作者|卢晓东(北京大学教育经济研究所研究员)

目前,全球新冠疫情仍然没有看到末日的曙光。

这场突如其来的疫情,一方面让更多人开始思考人类预见的局限性,另一方面也在现实层面向中国的医学教育、医学科学和技术创新体系提出严峻的挑战。

对于这一挑战,迄今为止,中国医学各领域人才都给予了最佳回应,这不能不令人回想起上世纪90年代全国范围内以促进多科融合为目标的医学教育院校调整。当下正当年的医务工作者,其知识结构恰好形成于20多年前。

上世纪50年代,中国高等教育在全面计划经济背景下,基于亚当·斯密分工可以提高劳动生产率的原理,在全国范围进行了高等学校院系调整,其主要方向就是建立单科性院校。其中,医学方面一个典型案例就是,北京大学医学院脱离北京大学,独立建院并更名为北京医学院,直属原卫生部。

本世纪初,时任国务院副总理李岚清曾对中国医学教育的发展方向,特别是单科性医科院校需要与综合性大学合并,提出过两个洞见(详见《李岚清教育访谈录》,人民教育出版社)。

首先,这种合并是医学发展本身的需要,也将为生物科技等技术创新提供重要原动力。他曾表示,医学的进步和现代化越来越依靠不断创新的科学技术,依靠生物技术特别是基因技术,依靠电子信息和精密机械仪器等技术的发展,同时,生物科技、电子信息、精密机械仪器等技术的发展,必然要深入到人体科学的研究和疾病的预防、诊断和治疗,否则也难以有所突破。 “因此,可以说两者是相互依存、相互促进的,合则双赢,分则俱败。”
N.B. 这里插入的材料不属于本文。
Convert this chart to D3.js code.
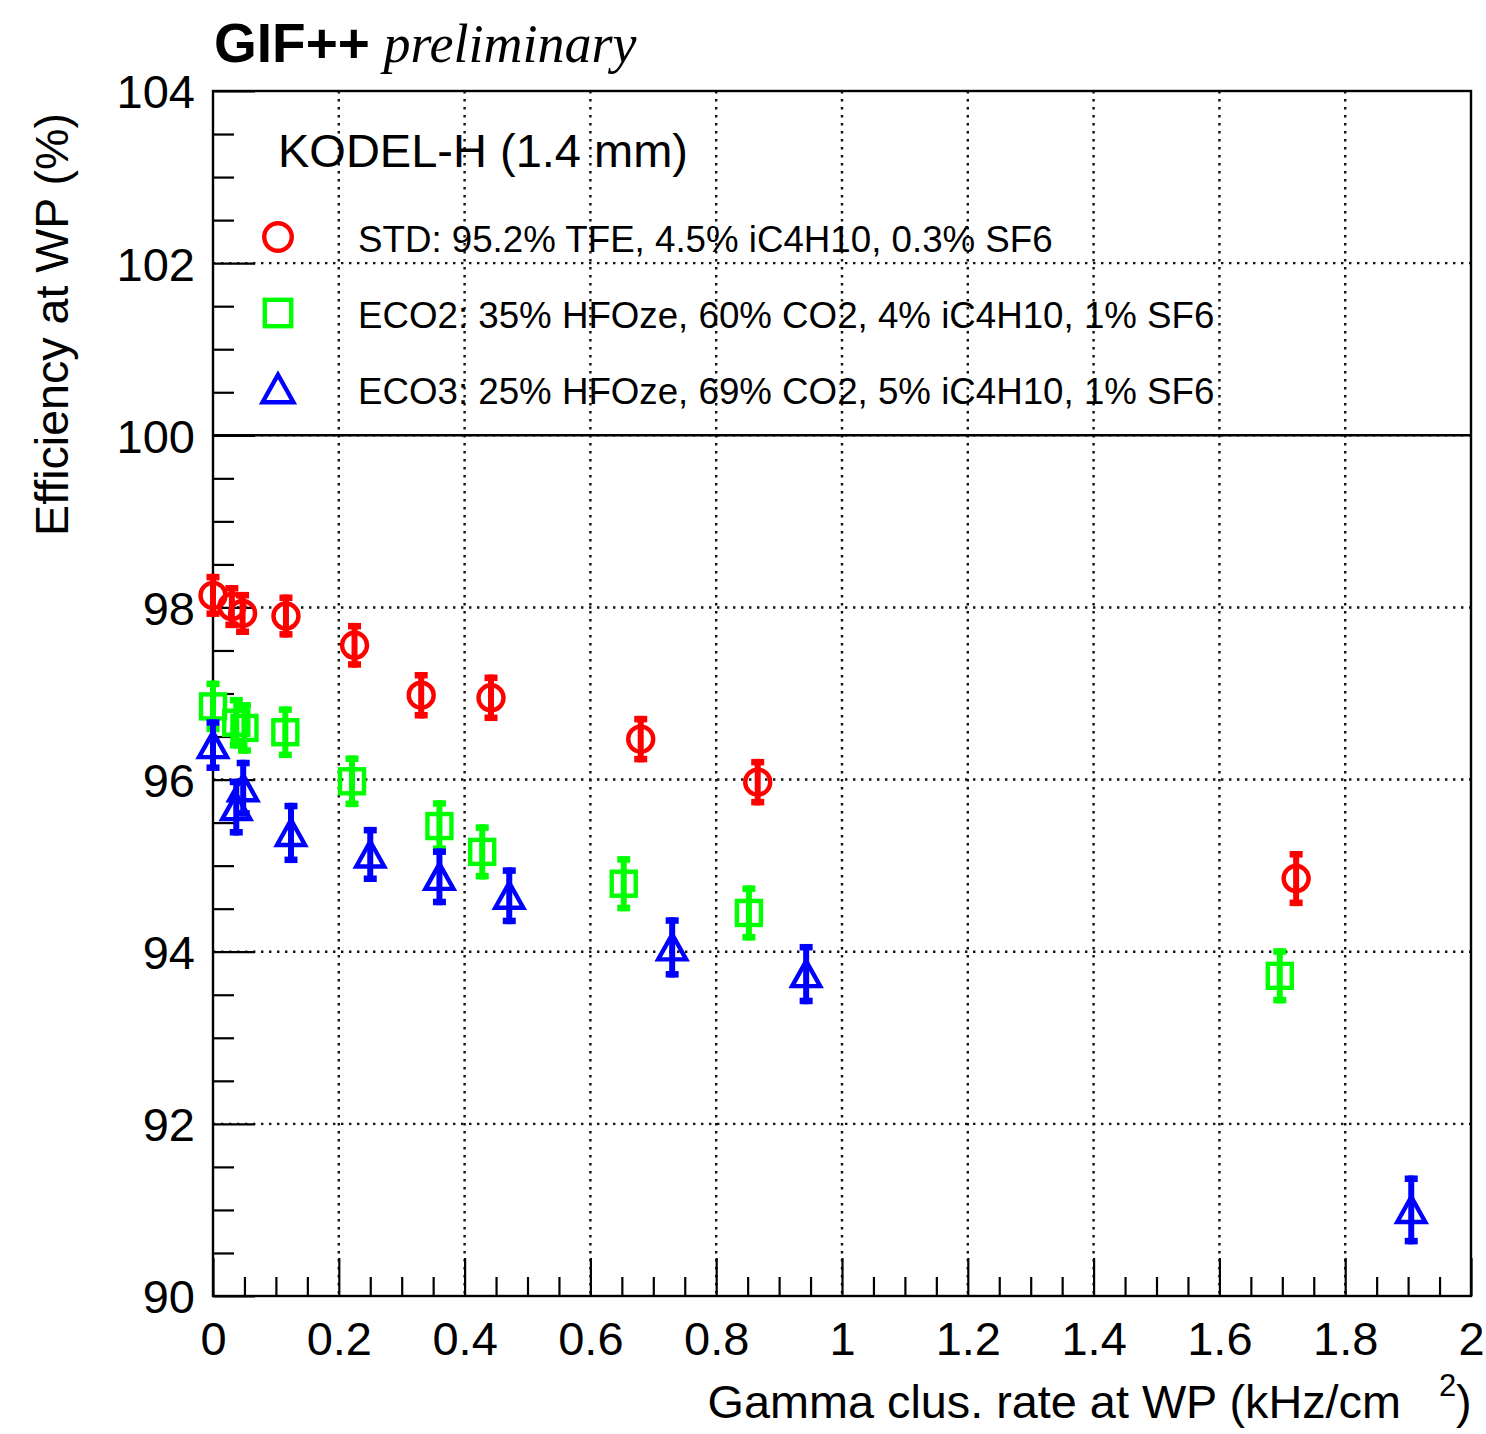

其次,现代医学发展与人文社会科学之间的关系日益紧密。他表示,作为一个高素质、高水平的医务工作者,需要有哲学、伦理、社会、心理、文化、语言文字、法律、经济、管理、艺术等方面的知识和素养。

自上世纪90年代中期开始,在教育部、原卫生部和各地方政府“强力”主导下,约47所单科性医学院校与综合性或者多科大学合并,或者与其他高校合并为多科性大学。其中包括北京医科大学与北京大学正式合并组建新的北京大学;浙江大学与浙江医科大学合并、复旦大学与上海医科大学合并、上海交通大学与上海第二医科大学合并,等等。其中,虽有少数高校合并后表现并不如预期那么明显,但就整体而言,很多高校医学生的基础课得到加强、通识教育得以真正实现,知识面得以扩展。医学生整体知识结构的改善为当下成功应对疫情挑战提供了合格的人才支撑。
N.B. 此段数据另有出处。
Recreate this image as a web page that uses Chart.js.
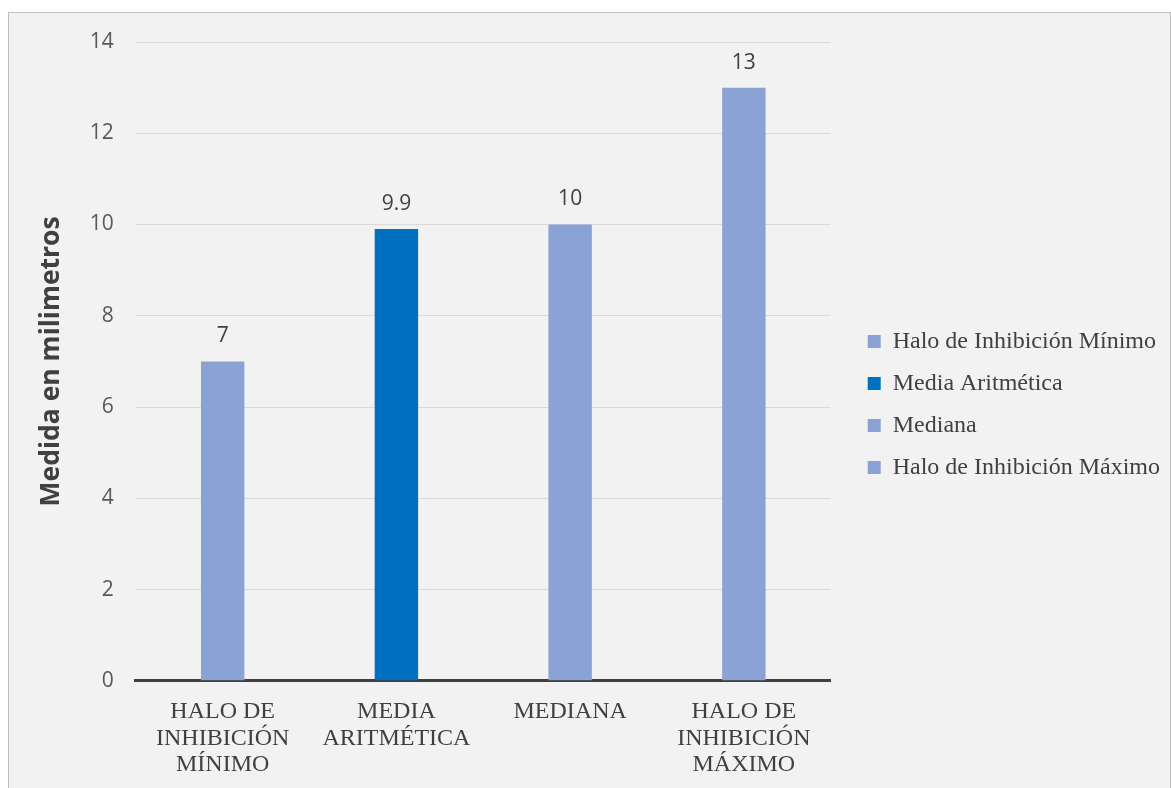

2020年9月17日,国务院办公厅下发《关于加快医学教育创新发展的指导意见》,提出了以医学创新人才培养应对未来不确定性挑战的战略目标和举措,其中核心就是“强力”推进医科与多学科“深度”交叉融合。文件特别提出,“加快高层次复合型医学人才培养……设置交叉学科,促进医工、医理、医文学科交叉融合,推进‘医学+X’多学科背景的复合型创新拔尖人才培养”。
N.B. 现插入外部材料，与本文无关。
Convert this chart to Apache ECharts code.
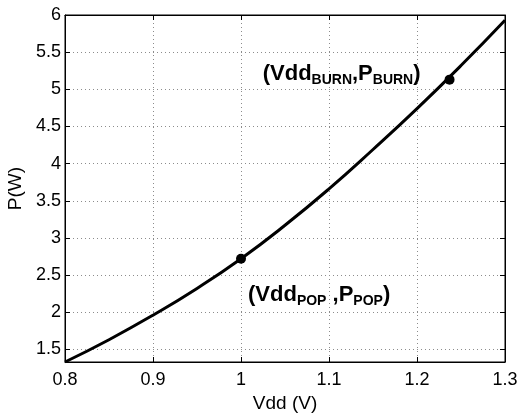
<!DOCTYPE html>
<html>
<head>
<meta charset="utf-8">
<script src="https://cdn.jsdelivr.net/npm/echarts@6/dist/echarts.min.js"></script>
<style>
  html, body { margin: 0; padding: 0; background: #fff; }
  #chart { width: 521px; height: 414px; }
</style>
</head>
<body>
<div id="chart"></div>
<script>
// Supply voltage (V) and power (W) along the curve
const vdd = [0.80, 0.85, 0.90, 0.95, 1.00, 1.05, 1.10, 1.15, 1.20, 1.25, 1.30];
const power = [1.33, 1.63, 1.96, 2.32, 2.72, 3.17, 3.66, 4.19, 4.74, 5.32, 5.93];

// Marked operating points
const popPoint = [1.00, 2.72];
const burnPoint = [1.237, 5.13];

// Tick values
const yTicks = [1.5, 2, 2.5, 3, 3.5, 4, 4.5, 5, 5.5, 6];
const yMin = 1.33, yMax = 6;
const xMin = 0.8, xMax = 1.3, xStep = 0.1;

const font = '"Liberation Sans", Arial, Helvetica, sans-serif';
const gridLine = { show: true, lineStyle: { color: '#8c8c8c', type: [1, 3], width: 1 } };

// Bold annotation text with lowered subscripts
const richText = {
  b: { fontFamily: font, fontWeight: 'bold', fontSize: 22, color: '#000', opacity: 1, lineHeight: 24, verticalAlign: 'top' },
  s: { fontFamily: font, fontWeight: 'bold', fontSize: 14, color: '#000', opacity: 1, lineHeight: 24, verticalAlign: 'top', padding: [10, 0, 0, 0] }
};

const chart = echarts.init(document.getElementById('chart'));
chart.setOption({
  animation: false,
  backgroundColor: '#fff',
  grid: { left: 65, right: 16, top: 15, bottom: 52, containLabel: false, outerBoundsMode: 'none',
    show: true, borderColor: '#000', borderWidth: 1 },
  xAxis: [{
    type: 'value', min: xMin, max: xMax, interval: xStep,
    name: 'Vdd (V)', nameLocation: 'middle', nameGap: 30,
    nameTextStyle: { fontFamily: font, fontSize: 19, color: '#000' },
    axisLine: { show: true, onZero: false, lineStyle: { color: '#000' } },
    axisTick: { show: true, inside: true, length: 5, lineStyle: { color: '#000' } },
    axisLabel: { fontFamily: font, fontSize: 18, color: '#000', margin: 9,
      formatter: v => String(Math.round(v * 10) / 10) },
    splitLine: gridLine
  }, {
    type: 'value', min: xMin, max: xMax, interval: xStep, position: 'top',
    axisLine: { show: true, onZero: false, lineStyle: { color: '#000' } },
    axisTick: { show: true, inside: true, length: 5, lineStyle: { color: '#000' } },
    axisLabel: { show: false }, splitLine: { show: false }
  }],
  yAxis: [{
    type: 'value', min: yMin, max: yMax,
    name: 'P(W)', nameLocation: 'middle', nameGap: 40, nameRotate: 90,
    nameTextStyle: { fontFamily: font, fontSize: 19, color: '#000' },
    axisLine: { show: true, onZero: false, lineStyle: { color: '#000' } },
    axisTick: { show: true, inside: true, length: 5, customValues: yTicks, lineStyle: { color: '#000' } },
    axisLabel: { fontFamily: font, fontSize: 18, color: '#000', margin: 4, customValues: yTicks },
    splitLine: gridLine
  }, {
    type: 'value', min: yMin, max: yMax, position: 'right',
    axisLine: { show: true, onZero: false, lineStyle: { color: '#000' } },
    axisTick: { show: true, inside: true, length: 5, customValues: yTicks, lineStyle: { color: '#000' } },
    axisLabel: { show: false, customValues: yTicks }, splitLine: { show: false }
  }],
  series: [{
    type: 'line',
    data: vdd.map((v, i) => [v, power[i]]),
    smooth: true,
    showSymbol: false,
    lineStyle: { color: '#000', width: 3 },
    z: 3
  }, {
    type: 'scatter',
    symbolSize: 10,
    itemStyle: { color: '#000', opacity: 1 },
    z: 4,
    label: { color: '#000', textBorderWidth: 0, opacity: 1 },
    data: [{
      value: popPoint,
      label: { show: true, color: '#000', position: 'right', distance: 2, offset: [0, 37],
        formatter: '{b|(Vdd}{s|POP}{b| ,P}{s|POP}{b|)}', rich: richText }
    }, {
      value: burnPoint,
      label: { show: true, color: '#000', position: 'left', distance: 24, offset: [0, -5],
        formatter: '{b|(Vdd}{s|BURN}{b|,P}{s|BURN}{b|)}', rich: richText }
    }]
  }]
});
</script>
</body>
</html>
在20年前单科性医学院校调整的过程中,有一些地方由于观念以及其他原因,并未参与进来,这导致这些单科性医学院校在人才培养过程中,要实现“医学+X”,将面临找到X学科的重重困难;另一方面,因为没有为理科和工程学科发展提供健康需求动力,本地区一流大学的发展速度也在一定程度上受减缓,其典型就是天津市、山西省和北京市。

例如,天津市教委曾经立项“南开大学、天津大学建设世界一流大学战略研究”课题。其实,如果将天津医科大学与天津大学合并,将天津中医药大学与南开大学合并,就可以迅速、显著地促进天津市四所高校的发展,也为未来“医学+X”打破院校壁垒提供更为丰富和方便的可能。当然,仅天津市教委本身是无法完成以上任务的。“强力”推进医科与多学科“深度”交叉融合,需要天津市、教育部和卫健委的“强力”支持。

在山西,山西医科大学有着悠久的办学历史,教育质量高,但是要实现“医学+X”,也面临找到X学科的重重困难。如何促成山西医科大学与太原理工大学的合并,同样也成为山西省的战略性任务。

在北京,首都医科大学是北京市属高校,如果要实现“医学+X”,也面临找到X学科的重重困难。虽有重重阻力,但仍旧期待北京市政府向上海市政府学习,“强力”促成首都医科大学和北京航空航天大学的合并。

可以说,“强力”推进医科与多学科“深度”交叉融合,当前仍有未完成的任务。一些单科性医学院校还需与综合性大学合并,为当地高校的发展、为医学教育的创新发展开辟未来。